Behjat Sadr, à propos des œuvres cinétiques
vers 1967Texte extrait de l'ouvrage Behjat Sadr. Traces, Paris, Zamân Books, 2014.
Nul critique, nul écrivain ne saurait, parlant d’un tableau, lui faire dire plus que ce qu’il n’exprime lui-même. Pire encore, ces commentaires finissent par dérouter le public.
J’aimerais répondre à une question que l’on me pose souvent. Pourquoi avoir changé de style alors que, jusque-là, mon travail était extrêmement et largement apprécié ?
Chacun de nous a sa nature propre, à laquelle on ne peut rien changer. Certains demeurent fidèles à leurs croyances jusqu’au bout, tandis que d’autres restent en mouvement, en prise avec l’évolution de leur temps, une évolution qui, au xxe siècle, a été très rapide et dynamique. Moi, j’appartiens à cette seconde catégorie […]

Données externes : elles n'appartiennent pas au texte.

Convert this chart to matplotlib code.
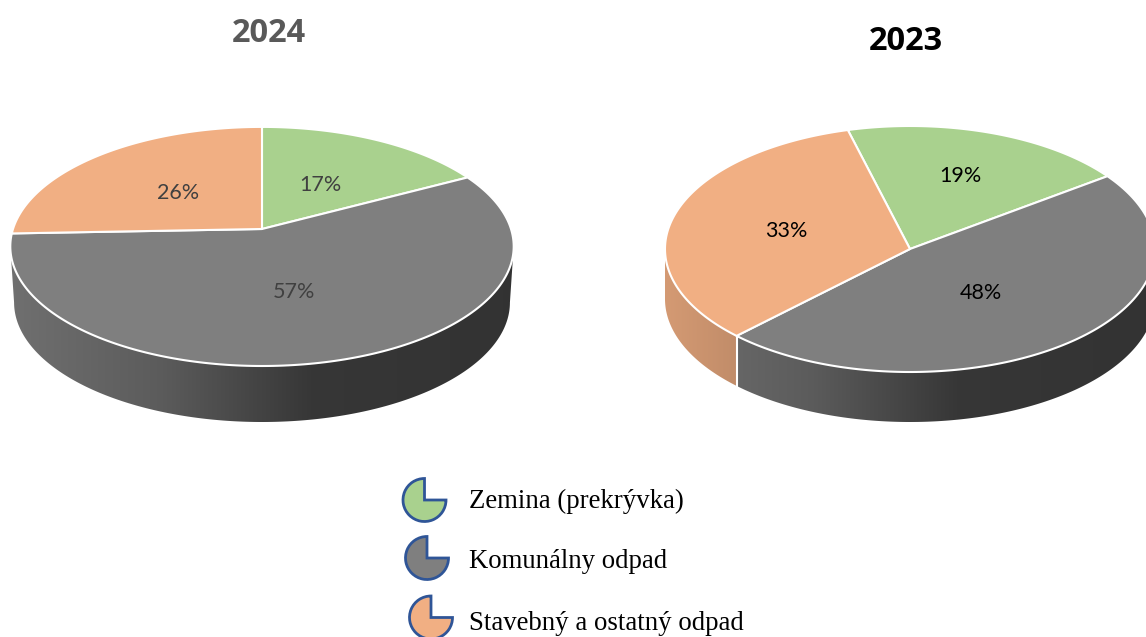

Je ne reste pas en place et le mouvement est inhérent à la nature. La nature, c’est la couleur, la forme et le mouvement, et je tiens à ce que mes œuvres expriment ces trois éléments. La forme en tant que forme, la couleur en tant que couleur, le mouvement en tant que mouvement. Pas un arbre dont les branches feraient la forme, dont les feuilles représenteraient les couleurs et dont les formes et les couleurs seraient mises en mouvement par le vent. À présent, j’évite de présenter au public une œuvre fixe.
J’ai introduit la troisième dimension dans mes œuvres cinétiques. Au lieu de stores vénitiens, j’aurais pu utiliser des lignes verticales ou horizontales, mais la troisième dimension apportait un sens supplémentaire qui me correspondait bien. Je préfère ces volets tridimensionnels de couleur vive qu’une porte ancienne achetée un jour par hasard et dont j’aurais pu me servir dans mon travail pour introduire la troisième dimension. Récupérer les restes des morts pour danser avec eux, comme on le voit faire partout, cela ne m’intéresse pas. Ce que j’aime, c’est faire du neuf avec des matériaux d’aujourd’hui.
Ces œuvres représentent quelque chose qui me correspond aujourd’hui. À une époque, j’ai vécu avec mes anciennes œuvres. À présent, elles ne me satisfont plus. Une artiste doit peindre ce qui l’attire. À mes débuts, je travaillais avec des couleurs mélangées et contrastées. Par la suite, les couleurs ont disparu, et les traces et les rythmes les ont remplacées dans le mouvement. Aujourd’hui, je suis plus attirée par le mouvement optique et par celui que produisent les moteurs. Tout comme je ne supporte pas que mon travail symbolise la fixité, je suis incapable de rester figée pendant des années dans un style. Mon itinéraire personnel doit impérativement être traversé par le mouvement.
Il existe toutes sortes de façons d’exprimer un état intérieur et de produire un effet sur le public […] Cet état intérieur, un tel le représentera par un être humain en mouvement, et tel autre en juxtaposant deux lignes, une noire et une rouge.